Option 4: Custom models (most control). You train your own architecture or bring your own training code, typically because you need domain-specific behavior, strict requirements, or unique data advantages. This costs more time and engineering, but it can be worth it if the model is a core differentiator.

A good exam instinct: if the question says “limited time,” “minimal ML expertise,” or “no labeled data,” your answer often leans pre-trained. If it says “strict governance,” “unique domain,” or “need full control,” custom rises to the top.

Operationalizing the Model: Deployment Options, Safe Releases, and Monitoring

A model that is not deployed is just a very expensive opinion sitting in a notebook.

Operationalizing means you make the model available to real users and real systems, with predictable latency, security, and cost. In practice you usually pick one of three patterns: real-time inference (an endpoint answers one request at a time), batch inference (score a pile of records on a schedule), or edge inference (run on devices when you cannot rely on the cloud).

Safe releases matter because models can break things in subtle ways. A classic approach is canary testing: route a small percentage of traffic to the new model, watch metrics, then ramp up. Another is shadow testing: run the new model in parallel, compare outputs, but do not let it affect the user yet.

Monitoring is where “lifecycle” becomes real. You watch model quality (accuracy or business KPIs), data drift (inputs no longer look like training data), and operational metrics (latency, errors, cost). You also track versions, approvals, and who changed what, because governance is part of staying sane.

A concrete scenario: imagine a fraud model that was trained before a holiday season. After launch, user behavior changes and fraud patterns shift. If you are not monitoring, you only notice when losses spike. If you are monitoring, you catch drift early, trigger retraining, and you have a controlled path to ship the update.

On the exam, “deployed and monitored” is the real finish line. Anything else is a prototype.

Study Scenarios + Exam Tips: How AIF-C01 Tests the Lifecycle (and Common Mistakes)

Most AIF-C01 lifecycle questions are disguised as workplace drama. “Accuracy dropped last month.” “The model is slow.” “Stakeholders say it is not solving the right problem.” Your job is to point at the missing lifecycle piece.

Try this simple practice loop when you study. Read the scenario, then answer two questions: (1) What lifecycle phase are we in right now? (2) What is the smartest model source for the constraints?

A few common traps to watch for:

First, skipping problem framing. If the business goal is “reduce support tickets,” a model that predicts “sentiment” might be interesting but useless unless it connects to an action.

Second, ignoring the feedback loop. Many questions hint that the environment changed, like new product features, new user behavior, or new fraud tactics. That is your cue to think monitoring, drift, and retraining, not “pick a different algorithm.”

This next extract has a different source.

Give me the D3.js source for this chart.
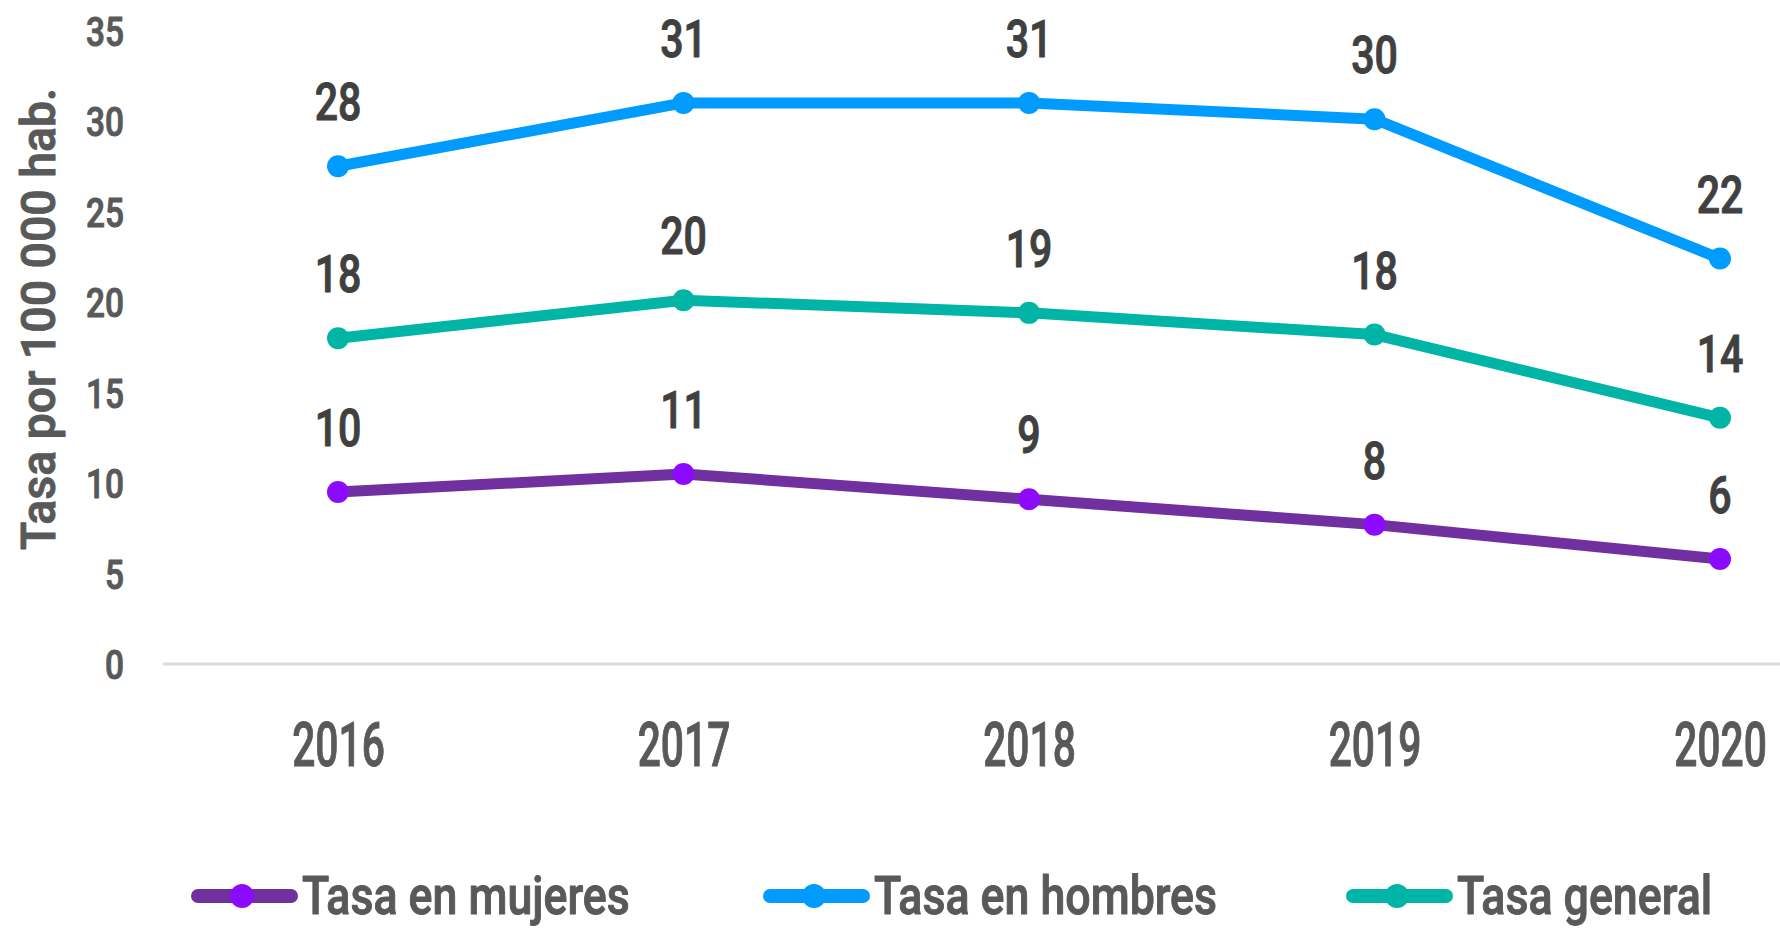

Third, choosing custom when a pre-trained model fits. If the prompt screams “we need something working next week,” a managed or pre-trained approach is often the right call.

Fourth, treating evaluation as a one-time checkbox. The exam likes to test that evaluation continues after deployment, because real-world data keeps moving.

Quick recap you can memorize: Goal, Frame, Data, Features, Train, Evaluate, then Deploy and Monitor on a loop. If you can map any story to that loop and justify model source choices, you are in great shape for test day.